India’s GDP growth could be below 6 per cent for next two years: SBI’s research report

Our Bureau Mumbai | Updated on January 08, 2020 Published on January 08, 2020

The FY20 GDP estimate, as released by the Central Statistical Organisation (CSO), has pegged the GDP growth rate at 5 per cent, an 11-year low. jxfzsy


State Bank of India’s economic research department has cut its projection for gross domestic product (GDP) for FY20 to 4.6 per cent, based on current available trends, against 5 per cent projected earlier, even as it assessed that India could be now staring at a sub-6-per-cent growth for two successive years.

The FY20 GDP estimate, as released by the Central Statistical Organisation (CSO), has pegged the GDP growth rate at 5 per cent, an 11-year low.

Also read: At 5%, GDP growth to hit 11-year low in FY20

“Nominal GDP growth at 7.5 per cent is a 42-year low. For FY20, the budgeted nominal GDP growth rate was 12 per cent which has now been revised downwards to 7.5 per cent. Based on this GDP revision, the impact on fiscal deficit is around 12 basis points for FY20,” said Soumya Kanti Ghosh, Group Chief Economic Adviser, SBI, in the bank’s research report ‘Ecowrap’.

“We now believe that the RBI projection of a 5.9-6.3 per cent GDP for FY21 could be on the higher side. We could be now staring at a sub-6-per-cent growth for two successive years,” the report said.

SBI’s research team said agriculture and allied activities are likely to grow at 2.8 per cent in FY20, against the previous year growth of 2.9 per cent.

The First Advance Estimates of production of all Kharif crops for 2019-20 released by the Department of Agriculture, Cooperation and Farmers Welfare shows that there will be a marginal decline in overall production to 140.57 million tonnes from 141.59 million tonnes in 2018-19.

As per Ecowrap, industry is estimated to grow at 2.5 per cent in FY20, compared to 6.9 per cent in FY19, due to lacklustre performance in all the sub-sectors. Deceleration in manufacturing (from 6.9 per cent in FY19 to 2.0 per cent in FY20) and construction (from 8.7 per cent in FY19 to 3.2 per cent in FY20) are the main reasons for such low growth in industry.

The report said service sector growth is likely to come in at 6.9 per cent in FY20, compared to 7.5 per cent in FY19. The sub-segment ‘Financial, Real Estate & Professional Services’ growth declined significantly to 6.4 per cent in FY20, compared to 7.4 per cent growth in FY19.

In this sector, around 75 per cent is contributed by the growth in real estate and professional services. The Public Administration sub-segment is likely to increase by 9.1 per cent, compared to last year’s growth of 8.6 per cent.

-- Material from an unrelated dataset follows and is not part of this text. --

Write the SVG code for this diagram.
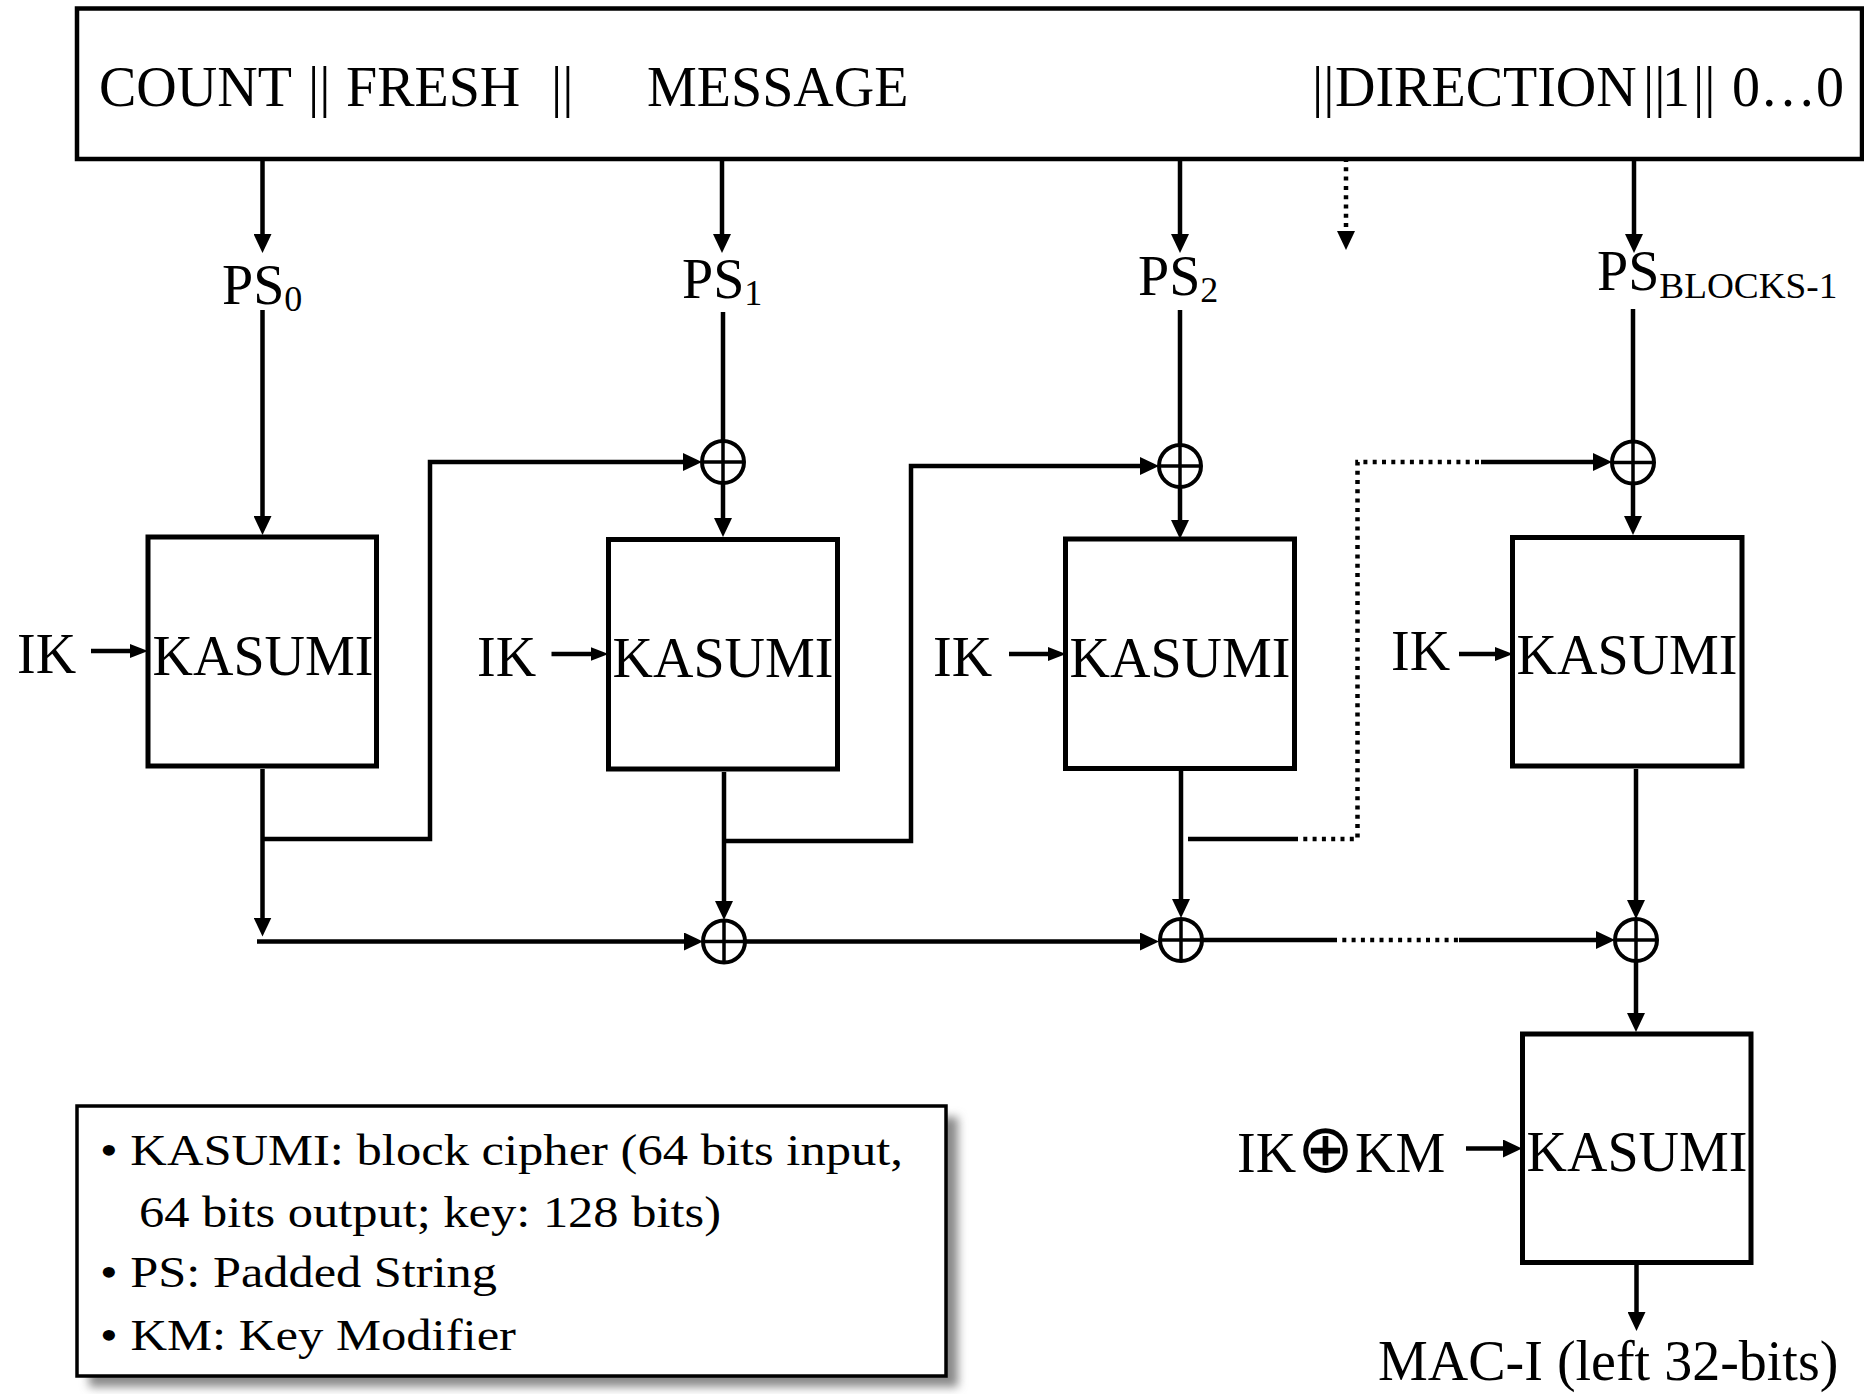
<svg xmlns="http://www.w3.org/2000/svg" width="1864" height="1394" viewBox="0 0 1864 1394">
<style>
  text { font-family: "Liberation Serif", "Times New Roman", serif; fill: #000; }
  .lbl { font-size: 56px; }
  .sub { font-size: 36px; }
  .leg { font-size: 45px; }
  .box { fill: #fff; stroke: #000; stroke-width: 5; }
  .ln { fill: none; stroke: #000; stroke-width: 4.5; }
  .dot { fill: none; stroke: #000; stroke-width: 4.5; stroke-dasharray: 4 5.3; }
  .arr { marker-end: url(#ah); }
  .arrs { marker-end: url(#ahs); }
  .xc { fill: #fff; stroke: #000; stroke-width: 4; }
  .xl { stroke: #000; stroke-width: 3.5; }
</style>
<defs>
  <marker id="ah" viewBox="0 0 19 18" refX="11" refY="9" markerWidth="19" markerHeight="18" markerUnits="userSpaceOnUse" orient="auto">
    <path d="M0,0 L19,9 L0,18 Z" fill="#000"/>
  </marker>
  <marker id="ahs" viewBox="0 0 18 14" refX="10" refY="7" markerWidth="18" markerHeight="14" markerUnits="userSpaceOnUse" orient="auto">
    <path d="M0,0 L18,7 L0,14 Z" fill="#000"/>
  </marker>
  <filter id="sh" x="-10%" y="-10%" width="130%" height="130%">
    <feGaussianBlur stdDeviation="5"/>
  </filter>
</defs>
<rect width="1864" height="1394" fill="#fff"/>

<g id="input-string">
  <rect x="77" y="8.5" width="1785" height="150.5" fill="#fff" stroke="#000" stroke-width="4.5"/>
  <text class="lbl" y="106"><tspan x="99">COUNT</tspan><tspan x="308">||</tspan><tspan x="346">FRESH</tspan><tspan x="551">||</tspan><tspan x="647">MESSAGE</tspan><tspan x="1312">||</tspan><tspan x="1335">DIRECTION</tspan><tspan x="1643">||</tspan><tspan x="1662">1</tspan><tspan x="1693">||</tspan><tspan x="1732">0…0</tspan></text>
</g>

<g id="ps-labels">
  <text class="lbl" x="222" y="304">PS<tspan class="sub" dy="7">0</tspan></text>
  <text class="lbl" x="682" y="298">PS<tspan class="sub" dy="7">1</tspan></text>
  <text class="lbl" x="1138" y="295">PS<tspan class="sub" dy="7">2</tspan></text>
  <text class="lbl" x="1597" y="290">PS<tspan class="sub" dy="8" textLength="178" lengthAdjust="spacingAndGlyphs">BLOCKS-1</tspan></text>
</g>

<g id="kasumi1">
  <rect class="box" x="148" y="537" width="228.5" height="229"/>
  <text class="lbl" x="263" y="675" text-anchor="middle">KASUMI</text>
</g>
<g id="kasumi2">
  <rect class="box" x="608.5" y="539.5" width="229" height="229.5"/>
  <text class="lbl" x="723" y="676.5" text-anchor="middle">KASUMI</text>
</g>
<g id="kasumi3">
  <rect class="box" x="1065.5" y="539" width="229" height="229.5"/>
  <text class="lbl" x="1180" y="676.5" text-anchor="middle">KASUMI</text>
</g>
<g id="kasumi4">
  <rect class="box" x="1512.5" y="537.5" width="229.5" height="228.5"/>
  <text class="lbl" x="1627" y="674" text-anchor="middle">KASUMI</text>
</g>
<g id="kasumi5">
  <rect class="box" x="1522.5" y="1034" width="228.5" height="228.5"/>
  <text class="lbl" x="1637" y="1171" text-anchor="middle">KASUMI</text>
</g>

<g id="ik-labels">
  <text class="lbl" x="17" y="673">IK</text>
  <text class="lbl" x="477" y="676">IK</text>
  <text class="lbl" x="933" y="676">IK</text>
  <text class="lbl" x="1391" y="670">IK</text>
</g>
<g id="ik-km">
  <text class="lbl" x="1237" y="1172">IK<tspan font-family="DejaVu Sans, sans-serif" font-size="68" dx="1">⊕</tspan><tspan x="1355">KM</tspan></text>
</g>

<g id="xor-top1"><circle class="xc" cx="723" cy="462" r="21"/><path class="xl" d="M702,462 H744 M723,441 V483"/></g>
<g id="xor-top2"><circle class="xc" cx="1180" cy="466" r="21"/><path class="xl" d="M1159,466 H1201 M1180,445 V487"/></g>
<g id="xor-top4"><circle class="xc" cx="1633" cy="462.5" r="21"/><path class="xl" d="M1612,462.5 H1654 M1633,441.5 V483.5"/></g>
<g id="xor-bot1"><circle class="xc" cx="724" cy="941.5" r="21"/><path class="xl" d="M703,941.5 H745 M724,920.5 V962.5"/></g>
<g id="xor-bot2"><circle class="xc" cx="1181" cy="940" r="21"/><path class="xl" d="M1160,940 H1202 M1181,919 V961"/></g>
<g id="xor-bot3"><circle class="xc" cx="1636" cy="940" r="21"/><path class="xl" d="M1615,940 H1657 M1636,919 V961"/></g>

<g id="legend">
  <rect x="89" y="1117" width="869" height="270" fill="#8a8a8a" filter="url(#sh)"/>
  <rect x="77" y="1106" width="869" height="270" fill="#fff" stroke="#000" stroke-width="3.5"/>
  <text class="leg" x="100" y="1165" textLength="803" lengthAdjust="spacingAndGlyphs">• KASUMI: block cipher (64 bits input,</text>
  <text class="leg" x="139" y="1227" textLength="582" lengthAdjust="spacingAndGlyphs">64 bits output; key: 128 bits)</text>
  <text class="leg" x="100" y="1287" textLength="397" lengthAdjust="spacingAndGlyphs">• PS: Padded String</text>
  <text class="leg" x="100" y="1350" textLength="416" lengthAdjust="spacingAndGlyphs">• KM: Key Modifier</text>
</g>

<g id="output-label">
  <text class="lbl" x="1378" y="1380">MAC-I (left 32-bits)</text>
</g>

<g id="connectors">
  <path class="ln arr" d="M262.5,161 V245"/>
  <path class="ln arr" d="M722,161 V245"/>
  <path class="ln arr" d="M1180,161 V245"/>
  <path class="dot arr" d="M1346,158 V242"/>
  <path class="ln arr" d="M1634,161 V245"/>

  <path class="ln arr" d="M262.5,310 V527"/>
  <path class="ln" d="M723,312 V441"/>
  <path class="ln" d="M1180,310 V445"/>
  <path class="ln" d="M1633,309 V441.5"/>

  <path class="ln arr" d="M723,483 V529"/>
  <path class="ln arr" d="M1180,487 V531"/>
  <path class="ln arr" d="M1633,483.5 V527"/>

  <path class="ln arr" d="M262.5,839 H430 V462 H694"/>
  <path class="ln arr" d="M724,841 H911 V466 H1151"/>
  <path class="ln" d="M1188,839 H1294"/>
  <path class="dot" d="M1294,839 H1357.5 V462 H1481"/>
  <path class="ln arr" d="M1481,462 H1604"/>

  <path class="ln arr" d="M262.5,769 V928.5"/>
  <path class="ln arr" d="M257,941.5 H695"/>
  <path class="ln arr" d="M724,772 V912"/>
  <path class="ln arr" d="M745,941.5 H1151"/>
  <path class="ln arr" d="M1181,771 V910"/>
  <path class="ln" d="M1202,940 H1333"/>
  <path class="dot" d="M1333,940 H1459"/>
  <path class="ln arr" d="M1459,940 H1607"/>
  <path class="ln arr" d="M1636,769 V911"/>
  <path class="ln arr" d="M1636,961 V1024"/>
  <path class="ln arr" d="M1636.5,1265 V1323"/>

  <path class="ln arrs" d="M91,651 H140"/>
  <path class="ln arrs" d="M551.5,654 H600.5"/>
  <path class="ln arrs" d="M1009,654 H1058"/>
  <path class="ln arrs" d="M1459,654 H1505"/>
  <path class="ln arr" d="M1466,1148.5 H1514"/>
</g>
</svg>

While emphasising that the key to a quick recovery is consumption, the report said the CSO estimates reveal an impending consumption recovery but its authors believe the quadruple balance sheet problem (banks, corporates, non-banking financial companies and households) is creating space for deleveraging that will delay a consumption pick-up and also an investment pick-up. The current uptick in oil prices could create a slowdown in discretionary consumption too, it added.

“Specifically, the Insolvency and Bankruptcy Code (IBC) resolution has been prolonged and we understand as companies are admitted into liquidation, the employees on the rolls of the company are only cumulatively compensated till the resolution process is completed, while the contractual employees are downsized.

“This also results in reduced remittance flows as contractual employees could head back to their place of origin. This could also act as a constraining factor on consumption growth, and thus, it is essential that we also find a quick resolution (average resolution time is of 324 days as on March 2019),” the report said.